Monday, April 28, 2008

More numbers

Hydrogen has about 141 MJ/kg of energy. It costs about 50 kWh to make and another 15 kWh to liquefy. So penny a kWh power would make hydrogen equal to a gallon of gas for less than 50 cents.

Keep 65 kWh/kg for LH2 in mind, it gets used later.

The only long term source of energy is the sun. Solar power doesn't work all that well on earth because the earth is in the way much of the time. Moving solar power collectors into high orbit, geosynchronous, and very modest concentration gets you close to a factor of ten more sunlight than most places on earth. The way to get the energy down, low density microwaves, has been known for almost 40 years, the block has been high cost to orbit.

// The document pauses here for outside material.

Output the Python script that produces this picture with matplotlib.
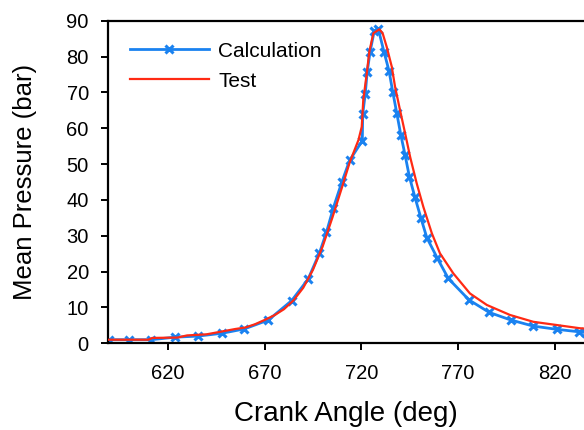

Consider a space based solar power project big enough to replace all the coal fired plants in the US in one year, 300 GW. This number is somewhat arbitrary. (The market for new power sats would go on for decades at this rate as fossil fuels run out.) For reasons rooted in geometry and physics, power satellites have to be 5 GW or larger. That means constructing them at 60 per year. At this rate you can ignore RDTE in a first pass analysis.

Could such a project eventually deliver power at a penny a kWh?

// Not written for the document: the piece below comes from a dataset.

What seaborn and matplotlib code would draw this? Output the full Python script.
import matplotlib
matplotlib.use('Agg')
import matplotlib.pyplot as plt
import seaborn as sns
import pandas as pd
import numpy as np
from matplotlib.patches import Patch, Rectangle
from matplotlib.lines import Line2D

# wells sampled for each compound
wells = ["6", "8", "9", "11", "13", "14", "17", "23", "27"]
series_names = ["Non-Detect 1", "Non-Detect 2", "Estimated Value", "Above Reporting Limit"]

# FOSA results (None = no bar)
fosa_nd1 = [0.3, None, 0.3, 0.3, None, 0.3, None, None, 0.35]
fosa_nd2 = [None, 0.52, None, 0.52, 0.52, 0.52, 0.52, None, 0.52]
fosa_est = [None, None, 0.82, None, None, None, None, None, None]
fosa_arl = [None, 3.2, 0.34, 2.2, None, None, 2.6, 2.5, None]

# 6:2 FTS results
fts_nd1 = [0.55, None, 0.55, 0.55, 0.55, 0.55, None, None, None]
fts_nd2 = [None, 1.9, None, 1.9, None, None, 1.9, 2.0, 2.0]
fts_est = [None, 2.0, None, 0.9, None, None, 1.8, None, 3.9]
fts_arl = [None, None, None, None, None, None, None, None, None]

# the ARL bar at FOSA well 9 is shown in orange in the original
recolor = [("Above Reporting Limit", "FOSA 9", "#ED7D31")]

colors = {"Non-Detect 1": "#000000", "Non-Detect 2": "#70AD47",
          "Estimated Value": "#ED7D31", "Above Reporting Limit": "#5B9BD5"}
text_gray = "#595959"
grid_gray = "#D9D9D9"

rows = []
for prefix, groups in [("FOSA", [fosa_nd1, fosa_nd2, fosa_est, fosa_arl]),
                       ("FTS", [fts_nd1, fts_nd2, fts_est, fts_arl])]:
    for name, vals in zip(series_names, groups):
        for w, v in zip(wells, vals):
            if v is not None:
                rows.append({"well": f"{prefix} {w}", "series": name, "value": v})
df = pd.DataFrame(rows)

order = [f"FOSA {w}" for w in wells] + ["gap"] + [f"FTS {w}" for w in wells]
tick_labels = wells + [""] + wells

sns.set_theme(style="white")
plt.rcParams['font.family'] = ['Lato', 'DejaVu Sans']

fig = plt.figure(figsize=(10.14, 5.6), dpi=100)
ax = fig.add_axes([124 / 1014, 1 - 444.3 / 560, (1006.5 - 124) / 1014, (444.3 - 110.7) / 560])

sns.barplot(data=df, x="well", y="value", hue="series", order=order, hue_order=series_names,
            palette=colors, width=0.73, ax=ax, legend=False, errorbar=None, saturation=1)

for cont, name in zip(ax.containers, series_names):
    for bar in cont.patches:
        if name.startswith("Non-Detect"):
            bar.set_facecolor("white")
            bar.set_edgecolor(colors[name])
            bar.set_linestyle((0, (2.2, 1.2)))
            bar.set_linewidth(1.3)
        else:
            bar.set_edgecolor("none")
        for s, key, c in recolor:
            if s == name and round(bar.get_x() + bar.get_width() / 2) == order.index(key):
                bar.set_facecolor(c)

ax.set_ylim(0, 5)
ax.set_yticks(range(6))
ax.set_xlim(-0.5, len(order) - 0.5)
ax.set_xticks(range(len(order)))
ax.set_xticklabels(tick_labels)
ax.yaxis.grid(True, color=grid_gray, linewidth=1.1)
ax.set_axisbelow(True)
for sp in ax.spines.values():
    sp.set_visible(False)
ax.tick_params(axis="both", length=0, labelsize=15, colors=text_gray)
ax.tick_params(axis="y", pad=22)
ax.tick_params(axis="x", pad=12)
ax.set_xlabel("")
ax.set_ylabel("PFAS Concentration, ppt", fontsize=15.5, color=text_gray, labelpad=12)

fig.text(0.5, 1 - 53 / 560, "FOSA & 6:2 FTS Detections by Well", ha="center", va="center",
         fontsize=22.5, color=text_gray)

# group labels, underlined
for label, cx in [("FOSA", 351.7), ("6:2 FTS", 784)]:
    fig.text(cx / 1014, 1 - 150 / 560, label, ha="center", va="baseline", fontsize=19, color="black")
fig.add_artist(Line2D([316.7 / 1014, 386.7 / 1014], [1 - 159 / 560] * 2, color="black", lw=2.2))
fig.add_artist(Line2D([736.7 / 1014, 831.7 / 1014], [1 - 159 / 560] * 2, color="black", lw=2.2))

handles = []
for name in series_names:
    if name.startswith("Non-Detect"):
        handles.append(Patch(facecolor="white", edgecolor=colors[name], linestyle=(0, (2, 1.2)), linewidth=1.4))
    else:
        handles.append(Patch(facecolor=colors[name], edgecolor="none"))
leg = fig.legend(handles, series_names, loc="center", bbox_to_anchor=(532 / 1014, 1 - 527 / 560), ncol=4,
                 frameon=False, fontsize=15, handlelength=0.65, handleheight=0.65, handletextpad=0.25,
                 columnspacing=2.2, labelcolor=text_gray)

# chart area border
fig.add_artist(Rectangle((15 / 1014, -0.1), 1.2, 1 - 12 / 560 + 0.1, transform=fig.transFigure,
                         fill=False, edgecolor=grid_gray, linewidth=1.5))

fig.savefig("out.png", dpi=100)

Take a year at 8000 hours, and the mass of a power sat at 2kg/kW. So the annual output from a power sat would be in the range of 4000kWh/kg. At a penny a kWh, that's $40. If we allow a capital cost ten times that high (reasonable for long lived projects) then we can afford to spend about $400/kg for parts and transportation to reap $40 of penny a kWh power per year. That's a somewhat arbitrary number. At a kg/kW, we could afford $800/kg installed cost.